Landlords in Sharjah have started increasing rents, by as much as 15 per cent in some cases, for tenants whose three-year ‘no rent increase’ clause expires. A number of residents in the emirate are complaining of the high-handed attitude of landlords, hiking rents by what they claim is very high amounts.
However, these increases were applicable only to new lettings since the rental by-law of the emirate prohibits the landlord from raising rents for three years after signing the lease agreement and every two years thereafter.
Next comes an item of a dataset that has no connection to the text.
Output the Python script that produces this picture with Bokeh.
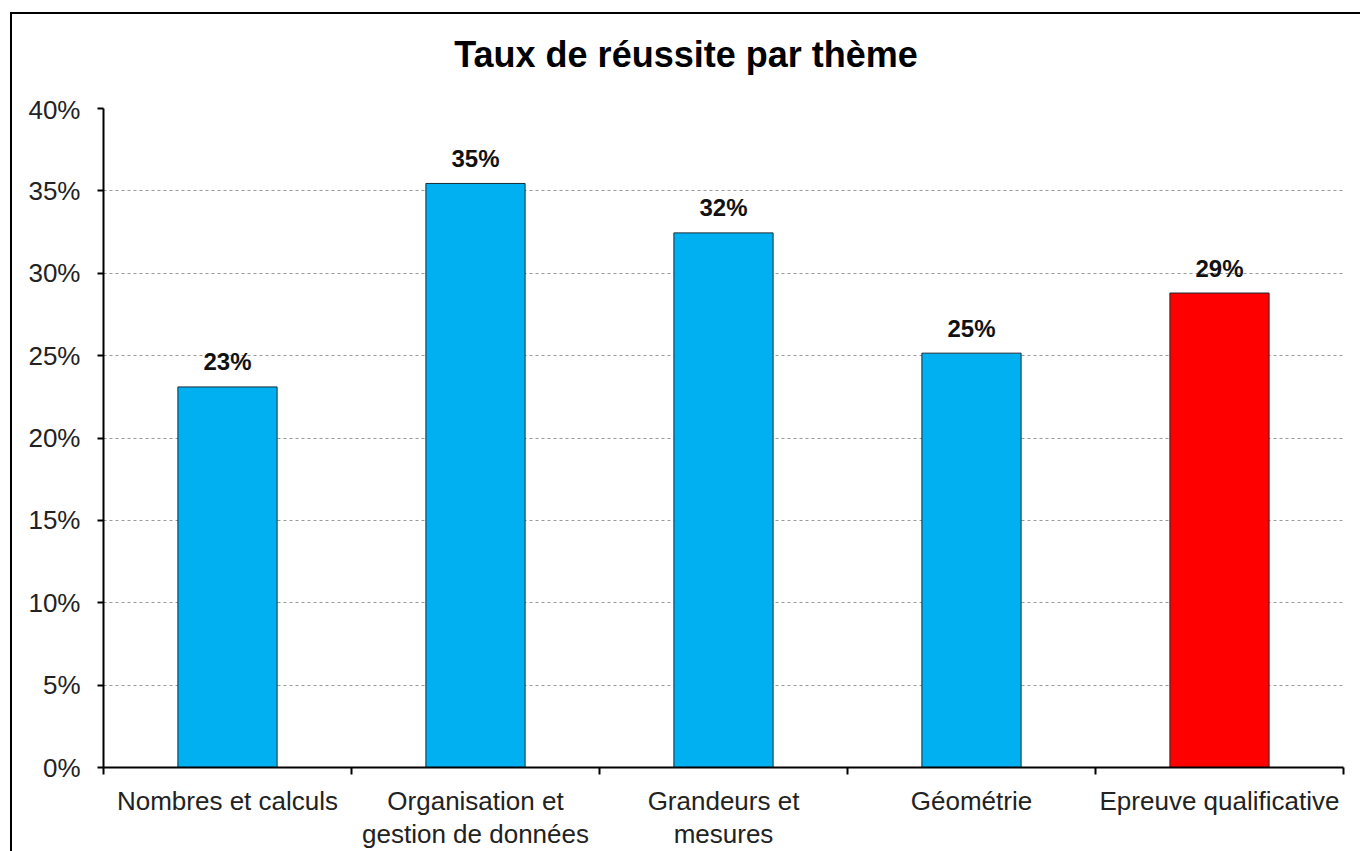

Since rents have been climbing in Dubai and families relocating to the emirate leading to robust demand, landlords are asking existing tenants to pay the same rent who are coming for renewals. RS, who stays in an apartment in Al Wadha Street, said: “My landlord has increased my rent by Dh7,000, which is almost 15 per cent more than earlier. Since I don’t wish to leave the apartment, I have agreed as it is still cheaper than other apartments in the neighborhood.”
Article 12 of the Tenancy Law, issued in June 2007, regulating the relations between tenants and landlords of both residential and commercial properties states that the landlord will have no right to ask the tenant to vacate the property before the expiry of a period of three years from the first signing of the contract unless the tenant is refusing to pay the rent.
Article 17 of the law also stipulates that the change of ownership of any property should not be a reason to change the tenancy contracts until the expiry of the legal periods. Reports in local Arabic newspaper said that residents were seeking protection from the random rent hikes, asking the Municipality to define the maximum percentage increase that a landlord could implement.
Another issued raised by residents was that landlords were neglecting or not offering maintenance service and the cost and duty was passed on to the tenant. Residents demanded the concerned government departments to compel landlords of every building to clean the surroundings of their buildings of garbage and waste, and to impose fines on anyone who violates these systems.
Sharjah Municipality has already implemented stringent rules for attesting rental contracts and allowed only three people to stay in a studio apartment; four in one-bedroom; six in two-bedroom and nine in three-bedroom apartments.
A statement from the communications arm of the government of Sharjah in April last year said the government had issued a directive that bachelors residing collectively in families-only residential zones must vacate the premises as their presence poses a concern to families living in such areas.